The importance of religious literacy - the knowledge of, and ability to understand, religion - is increasing as globalisation creates greater links and migration between societies of different faiths and cultures. Assessment should enable teachers to be confident that their pupils are developing religious literacy through the provision of sequential learning, driven by age-appropriate expectations. Learning is based on an Enquiry approach, whilst also taking account of the theology of the faith community studied (or equivalent for non-religious worldviews).
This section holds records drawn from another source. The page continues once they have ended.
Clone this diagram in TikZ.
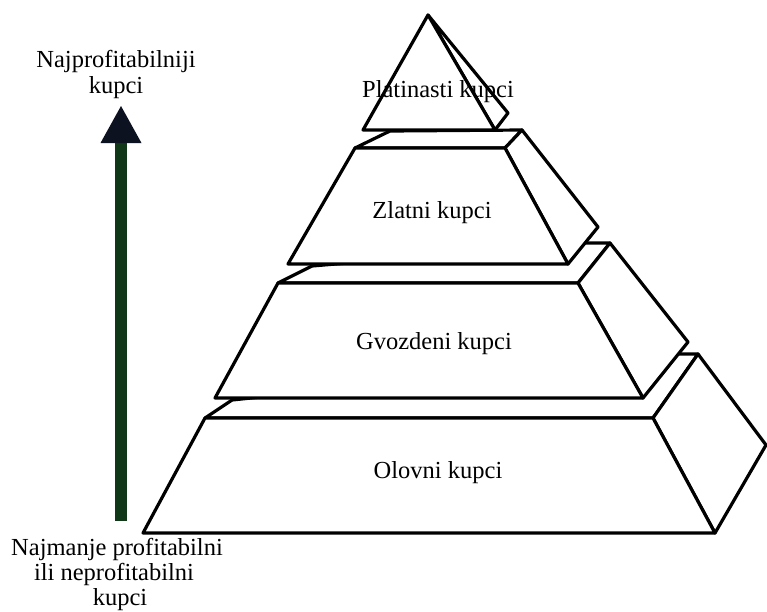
\documentclass[tikz,border=0pt]{standalone}
\usepackage{fontspec}
\setmainfont{Liberation Serif}
\usetikzlibrary{arrows.meta}
\definecolor{shaftgreen}{RGB}{16,56,24}
\definecolor{headnavy}{RGB}{12,18,32}
\begin{document}
\begin{tikzpicture}[x=1pt,y=-1pt,
  face/.style={draw=black, fill=white, line width=3.2pt, line join=round},
  tierlabel/.style={font=\fontsize{24.5}{29}\selectfont, anchor=base, inner sep=0pt},
  sidelabel/.style={font=\fontsize{24.5}{29}\selectfont, anchor=base, inner sep=0pt}]
\useasboundingbox (0,0) rectangle (767,611);
\fill[white] (0,0) rectangle (767,611);

% bottom tier: top face, side face, front face
\filldraw[face] (205,418) -- (232,400) -- (670,354) -- (698,354) -- (653,418) -- cycle;
\filldraw[face] (653,418) -- (698,354) -- (766,445) -- (715,533) -- cycle;
\filldraw[face] (143,533) -- (205,418) -- (653,418) -- (715,533) -- cycle;

% third tier
\filldraw[face] (278,283) -- (312,266) -- (585,243) -- (610,243) -- (578,283) -- cycle;
\filldraw[face] (578,283) -- (610,243) -- (688,342) -- (643,398) -- cycle;
\filldraw[face] (215,398) -- (278,283) -- (578,283) -- (643,398) -- cycle;

% second tier
\filldraw[face] (355,148) -- (390,131) -- (522,130) -- (505,148) -- cycle;
\filldraw[face] (505,148) -- (522,130) -- (598,227) -- (568,264) -- cycle;
\filldraw[face] (288,264) -- (355,148) -- (505,148) -- (568,264) -- cycle;

% top pyramid
\filldraw[face] (428,15) -- (508,113) -- (495,130) -- cycle;
\filldraw[face] (428,15) -- (363,130) -- (495,130) -- cycle;

% tier labels
\node[tierlabel] (lblPlat) at (438,97) {Platinasti kupci};
\node[tierlabel] (lblZlat) at (432,218) {Zlatni kupci};
\node[tierlabel] (lblGvoz) at (434,349) {Gvozdeni kupci};
\node[tierlabel] (lblOlov) at (438,478) {Olovni kupci};

% profitability arrow
\coordinate (arrowFoot) at (121,521);
\coordinate (arrowTip) at (121,106);
\draw[line width=12pt, shaftgreen,
  -{Triangle[width=41pt,length=37pt,line width=0pt,color=headnavy,fill=headnavy]}]
  (arrowFoot) -- (arrowTip);

% axis captions
\node[sidelabel] (lblTop1) at (116,67) {Najprofitabilniji};
\node[sidelabel] (lblTop2) at (116,93) {kupci};
\node[sidelabel] (lblBot1) at (117,555) {Najmanje profitabilni};
\node[sidelabel] (lblBot2) at (114,580) {ili neprofitabilni};
\node[sidelabel] (lblBot3) at (120,605) {kupci};
\end{tikzpicture}
\end{document}
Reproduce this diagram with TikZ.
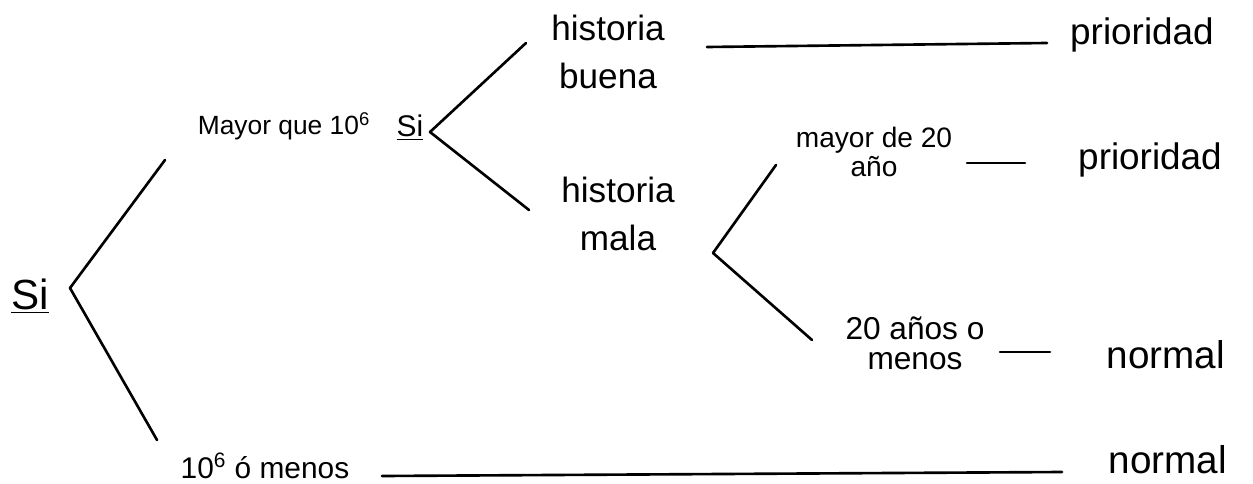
\documentclass[tikz,border=0pt]{standalone}
\usepackage{fontspec}
\setmainfont{Liberation Sans}
\begin{document}
\begin{tikzpicture}[x=0.02cm,y=-0.02cm,
  wire/.style={line width=1.5pt, line cap=round, line join=round},
  lbl/.style={inner sep=0pt, align=center, font=\fontsize{20}{27}\selectfont},
  small/.style={inner sep=0pt, align=center, font=\fontsize{16}{17}\selectfont}]
\useasboundingbox (0,0) rectangle (1253,483);
% labels
\node[lbl, font=\fontsize{24}{28}\selectfont] (root) at (30,296) {\underline{Si}};
\node[lbl, font=\fontsize{15}{16}\selectfont] (may) at (284,126) {Mayor que 10\textsuperscript{6}};
\node[lbl, font=\fontsize{17}{18}\selectfont] (si2) at (410,128) {\underline{Si}};
\node[lbl] (hb) at (608,52) {historia\\buena};
\node[lbl] (hm) at (618,214) {historia\\mala};
\node[lbl, font=\fontsize{21}{24}\selectfont] (p1) at (1142,35) {prioridad};
\node[small] (m20) at (874,152) {mayor de 20\\año};
\node[lbl, font=\fontsize{21}{24}\selectfont] (p2) at (1150,160) {prioridad};
\node[lbl, font=\fontsize{18}{17}\selectfont] (a20) at (915,343) {20 años o\\menos};
\node[lbl, font=\fontsize{22}{24}\selectfont] (n1) at (1166,355) {normal};
\node[lbl, font=\fontsize{17}{20}\selectfont] (men) at (265,466) {10\textsuperscript{6} ó menos};
\node[lbl, font=\fontsize{22}{24}\selectfont] (n2) at (1168,460) {normal};
% branch points
\coordinate (v1) at (70,288);
\coordinate (v1u) at (165,160);
\coordinate (v1d) at (157,440);
\coordinate (v2) at (430,132);
\coordinate (v2u) at (526,43);
\coordinate (v2d) at (529,210);
\coordinate (v3) at (713,253);
\coordinate (v3u) at (776,165);
\coordinate (v3d) at (812,340);
% horizontal leaders
\coordinate (h1a) at (707,47);  \coordinate (h1b) at (1047,43);
\coordinate (h2a) at (967,163); \coordinate (h2b) at (1025,163);
\coordinate (h3a) at (1000,352); \coordinate (h3b) at (1050,352);
\coordinate (h4a) at (382,476); \coordinate (h4b) at (1062,472);
\draw[wire] (v1u) -- (v1) -- (v1d);
\draw[wire] (v2u) -- (v2) -- (v2d);
\draw[wire] (v3u) -- (v3) -- (v3d);
\draw[wire] (h1a) -- (h1b);
\draw[wire] (h2a) -- (h2b);
\draw[wire] (h3a) -- (h3b);
\draw[wire] (h4a) -- (h4b);
\end{tikzpicture}
\end{document}
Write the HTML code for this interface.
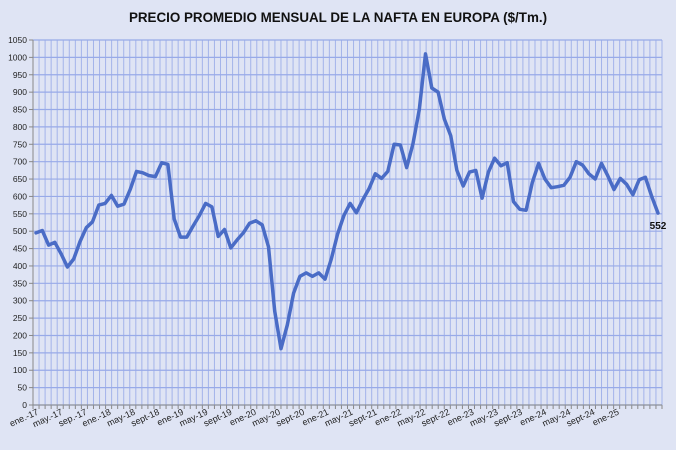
<!DOCTYPE html>
<html><head><meta charset="utf-8"><style>
html,body{margin:0;padding:0;background:#dfe4f4;}
svg{display:block;font-family:"Liberation Sans",sans-serif;}
</style></head><body>
<svg id="s" width="676" height="450" viewBox="0 0 676 450" xmlns="http://www.w3.org/2000/svg">
<rect width="676" height="450" fill="#dfe4f4"/>
<text x="338" y="22" text-anchor="middle" font-size="13.4" font-weight="bold" fill="#111">PRECIO PROMEDIO MENSUAL DE LA NAFTA EN EUROPA ($/Tm.)</text>
<g id="g"></g>
</svg>
<script>
var g=document.getElementById('g'),h='';
var X0=33,X1=662,Y0=405,Y1=40,N=104,w=(X1-X0)/N;
function y(v){return Y0-(v/1050)*(Y0-Y1);}
for(var i=0;i<=N;i++){var x=X0+i*w;h+='<line x1="'+x+'" y1="'+Y1+'" x2="'+x+'" y2="'+Y0+'" stroke="#a3b3ea" stroke-width="1"/>';h+='<line x1="'+x+'" y1="'+Y0+'" x2="'+x+'" y2="'+(Y0+4)+'" stroke="#888" stroke-width="1"/>';}
for(var v=0;v<=1050;v+=50){var yy=y(v);h+='<line x1="'+X0+'" y1="'+yy+'" x2="'+X1+'" y2="'+yy+'" stroke="#98aae8" stroke-width="1.2"/>';h+='<line x1="'+(X0-4)+'" y1="'+yy+'" x2="'+X0+'" y2="'+yy+'" stroke="#888"/>';h+='<text x="'+(X0-6)+'" y="'+(yy+3)+'" text-anchor="end" font-size="8.5" fill="#222">'+v+'</text>';}
h+='<line x1="'+X0+'" y1="'+Y1+'" x2="'+X0+'" y2="'+Y0+'" stroke="#888"/><line x1="'+X0+'" y1="'+Y0+'" x2="'+X1+'" y2="'+Y0+'" stroke="#888"/>';
var labs=['ene.-17','may.-17','sep.-17','ene.-18','may-18','sept-18','ene-19','may-19','sept-19','ene-20','may-20','sept-20','ene-21','may-21','sept-21','ene-22','may-22','sept-22','ene-23','may-23','sept-23','ene-24','may-24','sept-24','ene-25'];
for(var k=0;k<labs.length;k++){var x=X0+(k*4+0.5)*w+3;h+='<text transform="translate('+x+',414) rotate(-25)" text-anchor="end" font-size="9" fill="#222">'+labs[k]+'</text>';}
var d=[495,502,460,468,435,397,420,470,510,527,575,580,
603,572,578,620,672,668,660,657,697,692,535,483,
483,515,545,580,570,485,505,452,475,495,523,530,
518,455,270,162,230,322,370,380,370,380,362,420,
492,545,580,553,590,622,665,652,672,750,748,683,
752,850,1010,912,900,822,775,675,630,670,675,595,
670,710,688,697,585,563,560,640,695,650,625,628,
632,655,700,690,665,650,695,660,620,652,635,605,
648,655,600,552];
var p='';for(var i=0;i<d.length;i++){var x=36+i*(658-36)/(d.length-1);p+=(i?'L':'M')+x.toFixed(1)+','+y(d[i]).toFixed(1);}
h+='<path d="'+p+'" fill="none" stroke="#4a6cc6" stroke-width="3.5" stroke-linejoin="round" stroke-linecap="round"/>';
h+='<text x="658" y="229" text-anchor="middle" font-size="10" font-weight="bold" fill="#111">552</text>';
g.innerHTML=h;
</script>
</body></html>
Engaging with the big concepts of religion will take pupils deeper into their learning than just exploring random key questions.

Assessment in primary schools

Good or outstanding practice is characterised by:

  • planning for each topic which is carefully checked by the subject leader to ensure that work set is appropriate and ensures progression
  • clear skills ‘ladders’ shared with pupils to ensure they understand what they need to do to improve
  • a variety of assessment activities including self- and peer-assessment, project work with peers, talk for learning, responding to teachers’ written comments on post-its and opportunities for oral feedback - clearly identified in teachers’ planning
  • assessment information impacting on planning for the succeeding topic, to reshape the learning
  • a range of monitoring strategies used by the subject leader and senior managers, including book trawls, marking and planning checks and pupil voice, as well as direct observations of teaching and learning to ensure consistency and the assessment of impact on provision
  • portfolios of pupils’ work used to help teachers moderate standards and provide accurate End of Key Stage assessments
  • mechanisms to record evidence of oral contributions
  • a rigorous and detailed assessment policy 
  • practice which includes regular points for formal assessments and the recording of other informal evidence of pupils' progress or the identification of difficulties, or signalling unusually good or perceptive pieces of work.

Assessment in secondary schools

Good or outstanding practice is characterised by:

  • effective baseline and subsequent assessments which are focused on the students’ conceptual understanding across the two attainment targets
  • good use of open-ended questions to assess students’ understanding
  • learning checks linked to lesson objectives and questions which are sufficiently probing to challenge the higher attaining students
  • use of differentiated outcomes when planning units of work to ensure a clear overview of what all, most and some students would be able to achieve in relation to a specific topic
  • regular tracking of students’ attainment and progress and appropriate interventions when they are at risk of underachieving, with the data used well to inform lesson planning
  • effective use of exemplification material and processes of moderation of judgements across the teaching team
  • strong self-assessment opportunities with good use of plenaries to help students reflect on their progress
  • good use of assessment information to adjust subsequent planning to ensure students will be appropriately challenged.